Cinquant’anni fa la strage di Monaco

Il 4 settembre 1972 Mark Spitz vinceva la sua settima medaglia d’oro alle Olimpiadi di Monaco, un record durato quasi quarant’anni. Il giorno dopo i giochi della Ventesima Olimpiade si macchiarono di sangue nel peggiore dei modi.

Il giorno dopo un gruppo di otto terroristi palestinesi armati, entrarono nel villaggio olimpico, aiutati involontariamente da alcuni atleti canadesi che li aiutarono a scavalcare le recinzioni con le sacche di armi che vennero utilizzate per immobilizzare e prendere in ostaggio alcuni atleti israeliani.

L’azione era stata preparata in poco tempo e, sembra, ideata meno di due mesi prima. Scopo dei terroristi era quello di prendere in ostaggio quanti più atleti israeliani possibili e scambiarli con prigionieri palestinesi. I terroristi entrarono in piena notte nelle palazzine degli atleti con grimaldelli o chiavi che, si disse, potevano essere state fornite dalla Germania Est o da altre nazioni arabe. Non sono mai state trovate prove certe sul punto.

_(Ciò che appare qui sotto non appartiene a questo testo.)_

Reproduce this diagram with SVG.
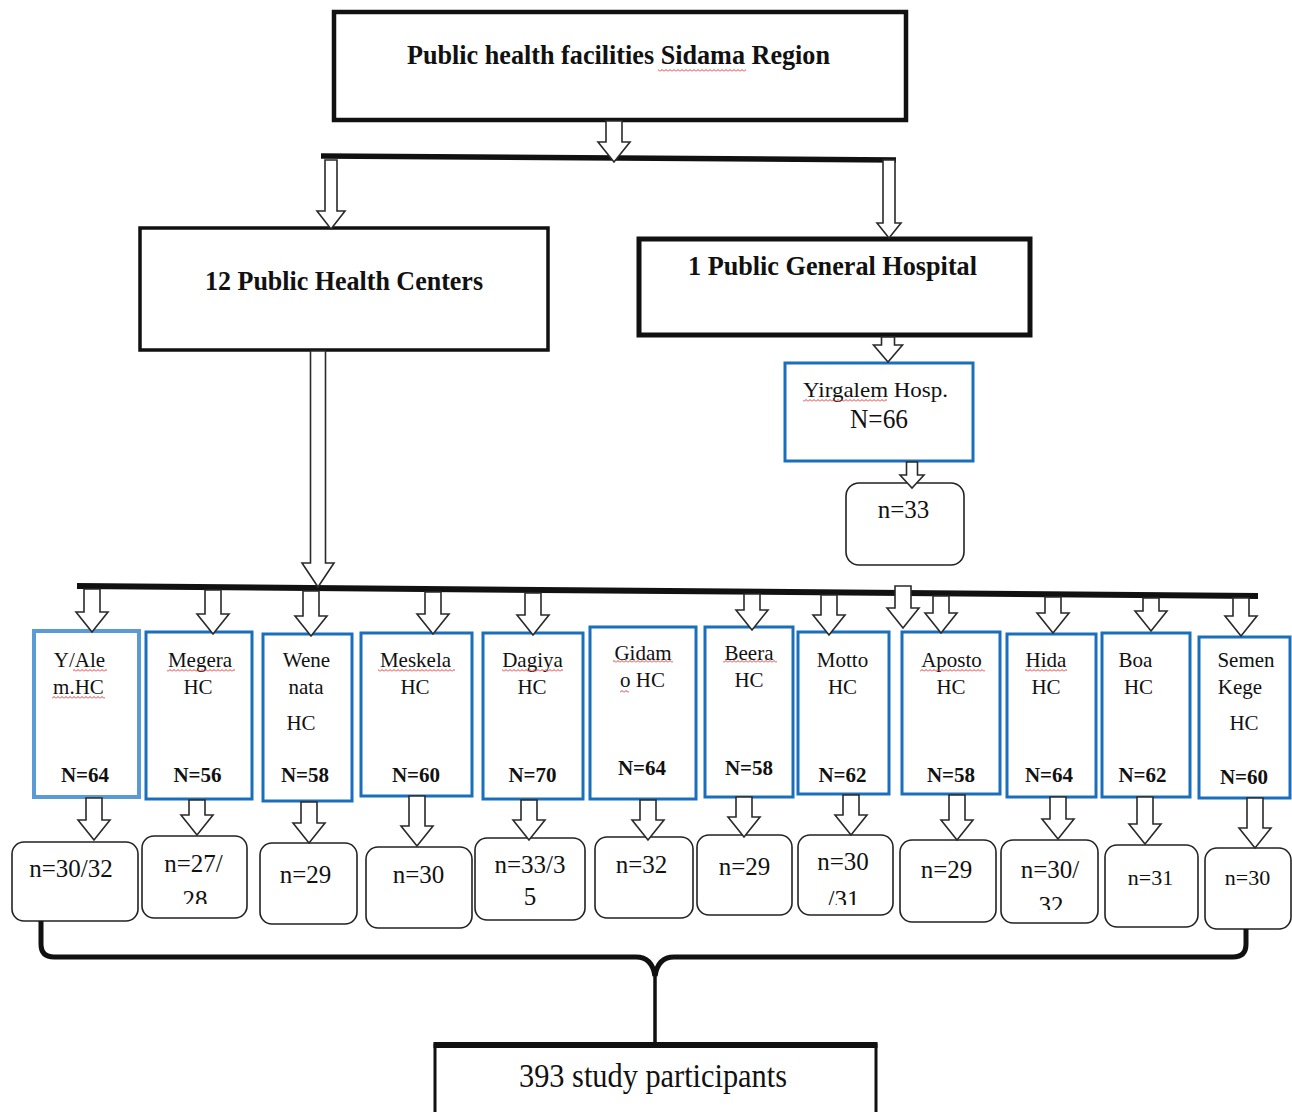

L’azione venne sicuramente rallentata dall’intervento di Yossef Gutfreund, un arbitro di lotta greco-romana che scagliò i suoi oltre centotrenta chili sulla porta da cui spuntavano le armi dando modo alla coinquilina, un’allenatrice di basket, di fuggire, ma i terroristi usarono le armi ferendo un atleta e riuscirono a prendere complessivamente nove ostaggi. Nello scontro restarono uccisi subito due atleti israeliani che avevano tentato di reagire, il pesista Yossef Romano che venne torturato e il suo corpo messo di fronte ai prigionieri come monito per evitare fughe e l’allenatore Moshe Weinberg, il cui cadavere venne gettato in strada a dimostrazione delle determinazioni dei terroristi.

I terroristi chiesero la liberazione di 234 detenuti in Israele e dei terroristi tedeschi della Rote Armee Fraktion Andreas Baader e Ulrike Meinhof, detenuti in Germania. L’unità di crisi immediatamente istituita prese contatto con il governo di Tel Aviv, e il Primo Ministro israeliano, Golda Meir fu immediatamente per la linea dura e nessuna concessione.

Il programma olimpico proseguiva e i giochi vennero sospesi solo nel pomeriggio; i terroristi rifiutarono offerte di denaro o di scambiare gli atleti con altri ostaggi al loro posto; anche il sindaco di Monaco si era offerto in tal senso. I terroristi chiesero di essere trasportati con gli ostaggi a Il Cairo, ma anche questo tentativo non ebbe buon esito ma per evitare quanto veniva minacciato (l’uccisione di un ostaggio ogni ora), si organizzò un trasferimento in elicottero verso l’aeroporto dove ostaggi e terroristi sarebbero saliti su un aereo della Lufthansa per condurli comunque in Egitto.

All’aeroporto esplose lo scontro a fuoco tra i terroristi e le forze della Germania Federale che si concluse con la morte di cinque degli aggressori, di un agente tedesco e di tutti gli ostaggi. In totale undici atleti israeliani uccisi.

I terroristi uccisi vennero sepolti in Libia, dove ricevettero gli onori militari e i tre superstiti trovarono asilo nello stesso paese. Vennero infatti scambiati con i passeggeri di un volo della Lufthansa dirottato da altri terroristi nella tratta Damasco-Zagabria. Il sospetto che quel dirottamente fosse stato gestito con l’accettazione delle richieste dei dirottatori per evitare alla Germania il processo ai terroristi è molto forte.

Si è sempre ritenuto che, anche se non coinvolto direttamente, l’allora capo dell’OLP, Yasser Arafat, fosse a conoscenza dell’intenzione dei terroristi così come l’attuale leader Mahmud Abbas che avrebbe fornito i finanziamenti.

Per quasi cinquant’anni questo episodio sembrava destinato al dimenticatoio fino a quando durante la cerimonia di apertura dei Giochi di Tokyo, per volere di Thomas Bach, presidente del Comitato Olimpico Internazionale (Cio), il minuto di silenzio osservato nel corso dell’evento è stato dedicato anche alle undici vittime israeliane di quell’attentato.

Un ultimo particolare. Il giorno successivo alla strage tutte le bandiere delle partecipanti, vennero messe a mezz’asta tranne quelle degli Stati Arabi e dell’Unione Sovietica.